__Problem description__: Leaving out every picture, copy the lines of the data exactly, from the first through the line containing "import plotly.graph_objects as go".

__Data segment__:

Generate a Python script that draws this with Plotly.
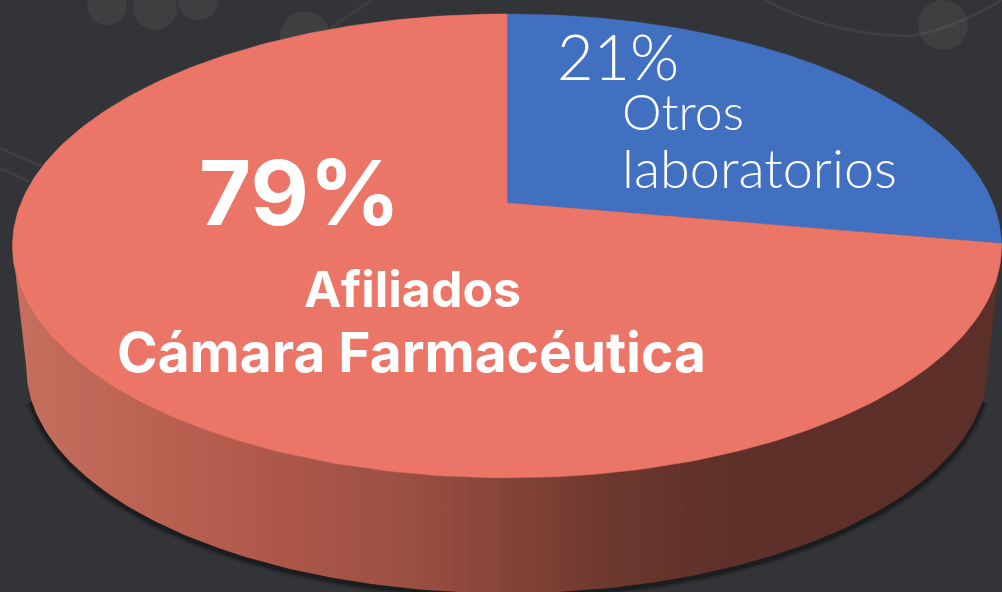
import numpy as np
import plotly.graph_objects as go

# Slice shares (the picture's printed labels say 21 / 79)
categories = ["Otros laboratorios", "Afiliados Cámara Farmacéutica"]
drawn_shares = [27.8, 72.2]
slice_colors = ["#4270C0", "#EB7667"]
percent_labels = ["21%", "79%"]

W, H = 1002, 592
BG = "#333437"
CX, CY = 507, 203      # apex of the slices
A, B, K = 486, 224, 0.185
DROP_CY, DROP_S = 326, 0.972


def disc(theta, cy=CY, s=1.0):
    u, v = np.sin(theta), np.cos(theta)
    w = 1 + K * v
    return CX + s * A * u / w, cy - s * B * v / w


fig = go.Figure()

# faint background decoration
shapes = []
deco = "rgba(255,255,255,0.055)"
for cx_, cy_, r in [(107, 5, 20), (155, 8, 22), (198, 0, 20), (305, 36, 25), (943, 25, 25)]:
    shapes.append(dict(type="circle", x0=cx_ - r, x1=cx_ + r, y0=cy_ - r, y1=cy_ + r,
                       fillcolor=deco, line_width=0, layer="below"))
for path in ["M 330 28 L 372 0", "M 0 148 Q 20 158 42 166", "M 0 168 L 30 182",
             "M 765 0 Q 830 35 910 36 Q 950 30 1002 0"]:
    shapes.append(dict(type="path", path=path, line=dict(color=deco, width=3), layer="below"))

# tangent points of the disc outline: cos(theta) = -K
t0 = np.arccos(-K)
front = np.linspace(t0, 2 * np.pi - t0, 240)
sx, sy = disc(front, DROP_CY, DROP_S)
tx, ty = disc(front)

# soft shadow below the pie's wall (ends tucked behind the wall)
inner = front[12:-12]
shx, shy = disc(inner, DROP_CY, DROP_S)
for width, op in [(12, 0.10), (8, 0.15), (5, 0.25)]:
    fig.add_trace(go.Scatter(x=shx, y=shy + 2, mode="lines", showlegend=False, hoverinfo="skip",
                             line=dict(color=f"rgba(0,0,0,{op})", width=width)))

# wall
fig.add_trace(go.Scatter(
    x=np.r_[tx, sx[::-1]], y=np.r_[ty, sy[::-1]], mode="lines", fill="toself",
    line=dict(width=0), showlegend=False, hoverinfo="skip",
    fillgradient=dict(type="horizontal", colorscale=[
        [0.0, "#C66F5F"], [0.2, "#B65C4E"], [0.4, "#9C4F43"],
        [0.6, "#6E382E"], [0.72, "#5E3029"], [1.0, "#5C2F28"]]),
))

# top face slices, driven by the shares
edges = np.r_[0, np.cumsum(drawn_shares)] / sum(drawn_shares) * 2 * np.pi
for name, color, a0, a1 in zip(categories, slice_colors, edges[:-1], edges[1:]):
    x, y = disc(np.linspace(a0, a1, 240))
    fig.add_trace(go.Scatter(
        x=np.r_[CX, x, CX], y=np.r_[CY, y, CY], mode="lines", fill="toself", name=name,
        fillcolor=color, line=dict(color=color, width=0.5), showlegend=False, hoverinfo="name",
    ))

LIGHT = "Lato"
BOLD = "Inter"
texts = [
    (percent_labels[1], 198, 192, 90, 700, BOLD),
    ("Afiliados", 303, 289, 50, 700, BOLD),
    ("Cámara Farmacéutica", 116, 352, 55, 700, BOLD),
    (percent_labels[0], 556, 55, 63, 300, LIGHT),
    ("Otros", 621, 111, 50, 300, LIGHT),
    ("laboratorios", 621, 167, 54, 300, LIGHT),
]
annotations = [dict(text=t, x=x, y=y, xref="x", yref="y", xanchor="left", yanchor="middle",
                    showarrow=False, borderpad=0,
                    font=dict(family=f, size=s, color="white", weight=wt))
               for t, x, y, s, wt, f in texts]

fig.update_layout(
    width=W, height=H, margin=dict(l=0, r=0, t=0, b=0), autosize=False,
    paper_bgcolor=BG, plot_bgcolor=BG, showlegend=False,
    xaxis=dict(range=[0, W], visible=False, fixedrange=True),
    yaxis=dict(range=[H, 0], visible=False, fixedrange=True),
    shapes=shapes, annotations=annotations,
)
fig.write_html("out.html", config=dict(displayModeBar=False),
               post_script="document.body.style.margin='0';document.body.style.overflow='hidden';"
                           "document.body.style.background='" + BG + "';")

__Right answer__:
Generate a Python script that draws this with Plotly.
import numpy as np
import plotly.graph_objects as go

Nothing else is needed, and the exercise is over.